* Begin Supplied records *

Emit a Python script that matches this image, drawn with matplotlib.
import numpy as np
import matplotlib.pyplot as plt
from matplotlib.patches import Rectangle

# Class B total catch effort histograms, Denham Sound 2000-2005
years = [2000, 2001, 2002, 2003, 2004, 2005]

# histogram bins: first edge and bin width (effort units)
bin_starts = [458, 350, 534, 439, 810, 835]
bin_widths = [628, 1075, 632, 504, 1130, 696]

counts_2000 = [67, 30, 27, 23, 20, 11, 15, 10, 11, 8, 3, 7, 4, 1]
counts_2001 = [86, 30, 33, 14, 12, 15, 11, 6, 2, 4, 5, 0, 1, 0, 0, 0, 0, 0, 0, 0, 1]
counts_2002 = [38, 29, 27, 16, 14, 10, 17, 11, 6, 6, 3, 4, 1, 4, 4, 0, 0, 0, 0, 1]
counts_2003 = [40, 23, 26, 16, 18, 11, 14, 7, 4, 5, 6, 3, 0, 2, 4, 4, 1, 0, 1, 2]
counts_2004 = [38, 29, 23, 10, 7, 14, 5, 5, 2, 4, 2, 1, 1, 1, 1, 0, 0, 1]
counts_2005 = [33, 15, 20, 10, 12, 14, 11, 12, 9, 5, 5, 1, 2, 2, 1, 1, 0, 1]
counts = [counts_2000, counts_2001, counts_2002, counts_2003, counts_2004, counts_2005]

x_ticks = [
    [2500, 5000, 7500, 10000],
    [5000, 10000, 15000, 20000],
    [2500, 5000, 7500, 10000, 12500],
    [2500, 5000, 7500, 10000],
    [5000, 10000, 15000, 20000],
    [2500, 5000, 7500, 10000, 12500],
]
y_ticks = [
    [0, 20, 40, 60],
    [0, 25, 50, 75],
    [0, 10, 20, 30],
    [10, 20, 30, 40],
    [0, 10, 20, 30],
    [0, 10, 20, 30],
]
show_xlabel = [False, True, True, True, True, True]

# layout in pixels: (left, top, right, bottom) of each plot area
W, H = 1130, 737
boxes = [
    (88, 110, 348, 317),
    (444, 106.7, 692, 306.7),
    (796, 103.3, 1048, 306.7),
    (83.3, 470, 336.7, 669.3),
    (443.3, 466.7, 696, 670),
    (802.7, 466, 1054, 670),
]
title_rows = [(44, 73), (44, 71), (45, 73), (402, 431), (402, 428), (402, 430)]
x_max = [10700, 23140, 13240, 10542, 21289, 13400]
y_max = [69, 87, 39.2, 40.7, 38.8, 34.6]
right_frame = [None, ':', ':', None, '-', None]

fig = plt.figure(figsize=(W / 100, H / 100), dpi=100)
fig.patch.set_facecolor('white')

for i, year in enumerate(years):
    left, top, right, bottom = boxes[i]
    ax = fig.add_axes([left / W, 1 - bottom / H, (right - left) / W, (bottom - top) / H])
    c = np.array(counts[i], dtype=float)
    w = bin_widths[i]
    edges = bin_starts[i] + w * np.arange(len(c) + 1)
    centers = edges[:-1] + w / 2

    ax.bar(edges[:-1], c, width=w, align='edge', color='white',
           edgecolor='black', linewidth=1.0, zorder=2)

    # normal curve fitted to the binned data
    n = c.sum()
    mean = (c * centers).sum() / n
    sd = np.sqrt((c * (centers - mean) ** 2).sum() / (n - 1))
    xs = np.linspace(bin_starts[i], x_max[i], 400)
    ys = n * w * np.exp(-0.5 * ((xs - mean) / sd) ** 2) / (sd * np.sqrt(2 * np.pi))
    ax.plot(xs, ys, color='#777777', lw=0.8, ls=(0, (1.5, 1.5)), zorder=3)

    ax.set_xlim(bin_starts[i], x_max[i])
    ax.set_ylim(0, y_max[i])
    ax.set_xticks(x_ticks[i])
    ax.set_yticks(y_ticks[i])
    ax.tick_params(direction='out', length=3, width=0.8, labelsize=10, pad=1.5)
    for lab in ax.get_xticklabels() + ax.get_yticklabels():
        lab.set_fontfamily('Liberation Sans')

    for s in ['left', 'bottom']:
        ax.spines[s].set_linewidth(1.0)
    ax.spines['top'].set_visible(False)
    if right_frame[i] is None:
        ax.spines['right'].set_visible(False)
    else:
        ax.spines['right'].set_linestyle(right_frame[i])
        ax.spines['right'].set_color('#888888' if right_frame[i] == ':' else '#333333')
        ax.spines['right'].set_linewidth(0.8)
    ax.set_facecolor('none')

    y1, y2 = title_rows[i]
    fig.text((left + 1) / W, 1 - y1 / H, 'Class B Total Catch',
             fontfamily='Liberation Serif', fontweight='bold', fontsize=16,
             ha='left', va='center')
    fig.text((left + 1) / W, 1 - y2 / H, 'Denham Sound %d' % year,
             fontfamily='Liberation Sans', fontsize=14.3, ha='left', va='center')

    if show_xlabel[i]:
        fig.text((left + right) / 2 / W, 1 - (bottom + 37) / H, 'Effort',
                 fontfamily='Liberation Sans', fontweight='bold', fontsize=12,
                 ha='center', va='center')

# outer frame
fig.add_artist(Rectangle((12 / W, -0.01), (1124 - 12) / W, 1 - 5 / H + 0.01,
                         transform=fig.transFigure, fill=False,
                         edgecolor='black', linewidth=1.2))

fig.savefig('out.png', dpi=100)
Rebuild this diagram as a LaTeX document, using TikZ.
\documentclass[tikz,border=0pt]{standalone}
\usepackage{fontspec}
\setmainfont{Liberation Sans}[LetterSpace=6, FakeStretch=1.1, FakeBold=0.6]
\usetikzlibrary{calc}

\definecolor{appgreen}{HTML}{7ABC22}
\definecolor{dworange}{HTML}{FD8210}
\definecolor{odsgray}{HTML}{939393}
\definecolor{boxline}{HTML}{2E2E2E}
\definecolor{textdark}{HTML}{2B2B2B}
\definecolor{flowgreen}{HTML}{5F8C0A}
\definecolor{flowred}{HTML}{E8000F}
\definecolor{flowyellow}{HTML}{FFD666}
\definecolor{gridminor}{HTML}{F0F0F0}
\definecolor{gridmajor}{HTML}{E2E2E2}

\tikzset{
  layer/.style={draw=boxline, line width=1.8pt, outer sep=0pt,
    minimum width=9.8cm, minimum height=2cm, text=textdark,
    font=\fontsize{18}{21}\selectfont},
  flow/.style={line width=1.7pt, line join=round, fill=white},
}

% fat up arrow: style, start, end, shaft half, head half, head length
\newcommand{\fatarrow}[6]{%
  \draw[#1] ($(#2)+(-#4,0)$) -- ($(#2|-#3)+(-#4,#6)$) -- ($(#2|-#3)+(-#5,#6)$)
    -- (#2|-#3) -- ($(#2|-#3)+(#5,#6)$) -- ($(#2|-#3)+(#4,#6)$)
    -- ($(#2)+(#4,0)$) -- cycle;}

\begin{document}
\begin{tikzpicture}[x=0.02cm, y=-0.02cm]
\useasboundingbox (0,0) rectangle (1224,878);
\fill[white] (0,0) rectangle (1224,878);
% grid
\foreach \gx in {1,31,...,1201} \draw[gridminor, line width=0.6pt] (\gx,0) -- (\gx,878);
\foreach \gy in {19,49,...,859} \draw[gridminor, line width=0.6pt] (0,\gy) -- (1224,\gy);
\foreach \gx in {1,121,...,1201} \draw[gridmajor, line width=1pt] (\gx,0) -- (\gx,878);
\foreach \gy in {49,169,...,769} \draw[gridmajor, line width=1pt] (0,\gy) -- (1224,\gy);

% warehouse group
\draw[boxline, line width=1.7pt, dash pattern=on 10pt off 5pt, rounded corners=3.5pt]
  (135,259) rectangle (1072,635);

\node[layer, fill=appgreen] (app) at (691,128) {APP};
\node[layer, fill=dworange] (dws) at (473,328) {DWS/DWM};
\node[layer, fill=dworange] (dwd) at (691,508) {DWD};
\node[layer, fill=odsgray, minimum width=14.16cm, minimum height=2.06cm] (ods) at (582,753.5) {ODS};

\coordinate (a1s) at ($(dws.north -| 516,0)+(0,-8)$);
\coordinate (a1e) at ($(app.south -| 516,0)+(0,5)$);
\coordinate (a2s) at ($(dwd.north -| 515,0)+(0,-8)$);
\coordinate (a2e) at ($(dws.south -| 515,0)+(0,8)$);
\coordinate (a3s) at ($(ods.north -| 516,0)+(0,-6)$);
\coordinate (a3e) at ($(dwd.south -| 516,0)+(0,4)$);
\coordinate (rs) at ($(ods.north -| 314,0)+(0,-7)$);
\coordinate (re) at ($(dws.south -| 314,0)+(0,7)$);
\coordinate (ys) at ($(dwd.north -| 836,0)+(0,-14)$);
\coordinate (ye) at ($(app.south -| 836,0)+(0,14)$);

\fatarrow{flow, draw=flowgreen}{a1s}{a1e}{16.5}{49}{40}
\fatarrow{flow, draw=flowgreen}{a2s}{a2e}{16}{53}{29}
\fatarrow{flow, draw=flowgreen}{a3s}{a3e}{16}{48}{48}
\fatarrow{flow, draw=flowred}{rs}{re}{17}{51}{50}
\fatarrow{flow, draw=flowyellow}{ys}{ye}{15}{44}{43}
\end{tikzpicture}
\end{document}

* End Supplied records *

Problem requirements: Set the lines down exactly, from the first line of the records to the line where "bin_widths = [628, 1075, 632, 504, 1130, 696]" appears, with both ends kept.

The completed task:
Emit a Python script that matches this image, drawn with matplotlib.
import numpy as np
import matplotlib.pyplot as plt
from matplotlib.patches import Rectangle

# Class B total catch effort histograms, Denham Sound 2000-2005
years = [2000, 2001, 2002, 2003, 2004, 2005]

# histogram bins: first edge and bin width (effort units)
bin_starts = [458, 350, 534, 439, 810, 835]
bin_widths = [628, 1075, 632, 504, 1130, 696]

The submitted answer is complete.